Swedish Election Posts
Monday’s round-up:
- My colleague Nicholas Aylott summarises the state of the game so far.
- Henrik Oscarsson has checked the numbers and is not prepared to call the election yet.
- Robert Östling at Ekomonistas considers the dynamics behind “Comrade Four Percent”.
In Lieu of a Post on the Swedish Election Campaign
Apologies for the lack of updates. The thing is that the Swedish election campaign seems to be moving ahead at the expected pace with the economy, jobs and social services as the main issues. Immigration and integration below the radar.

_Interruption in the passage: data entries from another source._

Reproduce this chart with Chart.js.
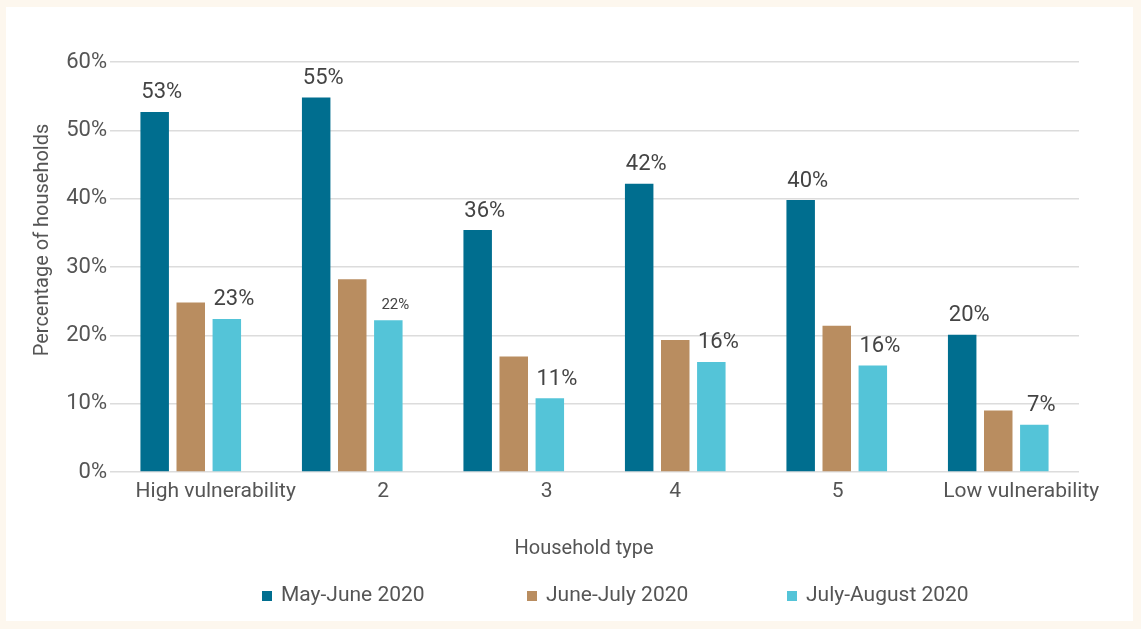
<!DOCTYPE html>
<html lang="en">
<head>
    <meta charset="UTF-8">
    <title>Household vulnerability</title>
    <script src="https://cdn.jsdelivr.net/npm/chart.js"></script>
    <style>
        html, body { margin: 0; padding: 0; background: #fdf7ee; }
        #panel { position: absolute; left: 6px; top: 7px; width: 1127px; height: 614px; background: #fff; }
    </style>
</head>
<body>
    <div id="panel"><canvas id="barChart" width="1127" height="614"></canvas></div>

    <script>
        const categorias = ['High vulnerability', '2', '3', '4', '5', 'Low vulnerability'];
        const series = ['May-June 2020', 'June-July 2020', 'July-August 2020'];
        const mayJune = [52.7, 54.8, 35.4, 42.2, 39.8, 20.1];
        const juneJuly = [24.8, 28.2, 16.9, 19.3, 21.4, 9.0];
        const julyAug = [22.4, 22.2, 10.8, 16.1, 15.6, 6.9];
        const mayJuneLabels = ['53%', '55%', '36%', '42%', '40%', '20%'];
        const julyAugLabels = ['23%', '22%', '11%', '16%', '16%', '7%'];
        const yTicks = ['0%', '10%', '20%', '30%', '40%', '50%', '60%'];

        const cores = ['#006e8f', '#b98d60', '#54c4d8'];
        const fonte = "Roboto, 'Liberation Sans', sans-serif";
        const cinza = '#555555';

        // no original os nomes das categorias não ficam bem centrados
        const deslocX = [25, 31, 33, 0, 1, 23];

        // rótulos em cima das barras (o "22%" é menor no original)
        const rotulos = {
            id: 'rotulos',
            afterDatasetsDraw(chart) {
                const ctx = chart.ctx;
                ctx.save();
                ctx.fillStyle = '#444';
                ctx.textAlign = 'center';
                ctx.textBaseline = 'bottom';
                chart.data.datasets.forEach((ds, i) => {
                    if (!ds.rotulos) return;
                    chart.getDatasetMeta(i).data.forEach((bar, j) => {
                        const pequeno = (i === 2 && j === 1);
                        ctx.font = (pequeno ? 15 : 22) + 'px ' + fonte;
                        ctx.fillText(ds.rotulos[j], bar.x + 7, bar.y - 8);
                    });
                });
                ctx.restore();
            }
        };

        // nomes das categorias, títulos dos eixos e legenda
        const textos = {
            id: 'textos',
            afterDraw(chart) {
                const ctx = chart.ctx;
                const x = chart.scales.x;
                ctx.save();
                ctx.fillStyle = cinza;
                ctx.font = '21px ' + fonte;
                ctx.textAlign = 'center';
                ctx.textBaseline = 'middle';
                categorias.forEach((c, i) => {
                    ctx.fillText(c, x.getPixelForValue(i) + deslocX[i], 485);
                });

                ctx.font = '20px ' + fonte;
                ctx.fillText('Household type', 578, 542);

                ctx.save();
                ctx.translate(37, 233);
                ctx.rotate(-Math.PI / 2);
                ctx.fillText('Percentage of households', 0, 0);
                ctx.restore();

                const xs = [256, 521, 781];
                const y = 589;
                ctx.font = '21px ' + fonte;
                ctx.textAlign = 'left';
                series.forEach((nome, i) => {
                    ctx.fillStyle = cores[i];
                    ctx.fillRect(xs[i], y - 5, 10, 10);
                    ctx.fillStyle = cinza;
                    ctx.fillText(nome, xs[i] + 19, y);
                });
                ctx.restore();
            }
        };

        const ctxBar = document.getElementById('barChart').getContext('2d');
        const barChart = new Chart(ctxBar, {
            type: 'bar',
            data: {
                labels: categorias,
                datasets: [
                    { label: series[0], data: mayJune, backgroundColor: cores[0], rotulos: mayJuneLabels },
                    { label: series[1], data: juneJuly, backgroundColor: cores[1] },
                    { label: series[2], data: julyAug, backgroundColor: cores[2], rotulos: julyAugLabels }
                ]
            },
            options: {
                responsive: false,
                animation: false,
                categoryPercentage: 0.67,
                barPercentage: 0.79,
                layout: { padding: { top: 55, right: 54, bottom: 49, left: 0 } },
                plugins: {
                    legend: { display: false },
                    tooltip: { enabled: false }
                },
                scales: {
                    x: {
                        grid: { display: false },
                        border: { display: false },
                        ticks: { display: false },
                        afterFit: s => { s.height = 100; }
                    },
                    y: {
                        min: 0,
                        max: 60,
                        border: { display: false },
                        grid: { color: '#dcdcdc', lineWidth: 1.5, drawTicks: false },
                        ticks: {
                            stepSize: 10,
                            color: cinza,
                            font: { family: fonte, size: 22 },
                            padding: 3,
                            callback: (v, i) => yTicks[i]
                        },
                        afterFit: s => { s.width = 104; }
                    }
                }
            },
            plugins: [rotulos, textos]
        });
    </script>
</body>
</html>
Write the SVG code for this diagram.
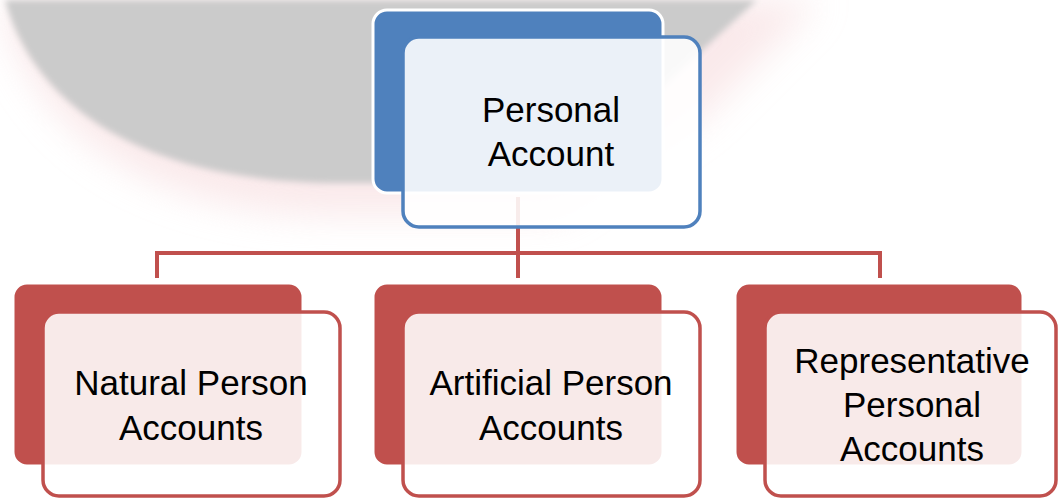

The talking points I would make for an improvised discussion would go along the lines:
1. The major story to me is the collapse of support for the Social Democrats. Soc Dem getting around 30 percent and being the second largest party in some polls is like recording pigs flying all over the place and flying saucers landing in Times Square. and yet, Swedish media appear curiously unsurprised.
2. How is the relatively strong performance of the Sweden Democrats linked with the weak performance of the Social Democrats?
3. If SweDem pass the 4 percent threshold and there is no overall control in the Riksdag, I would expect Fredrik Reinfeldt to form a minority Alliance government but just like Poul Nyrup Rasmussen in the 1990s to go for agreements with either the Green Party or the Social Democrats.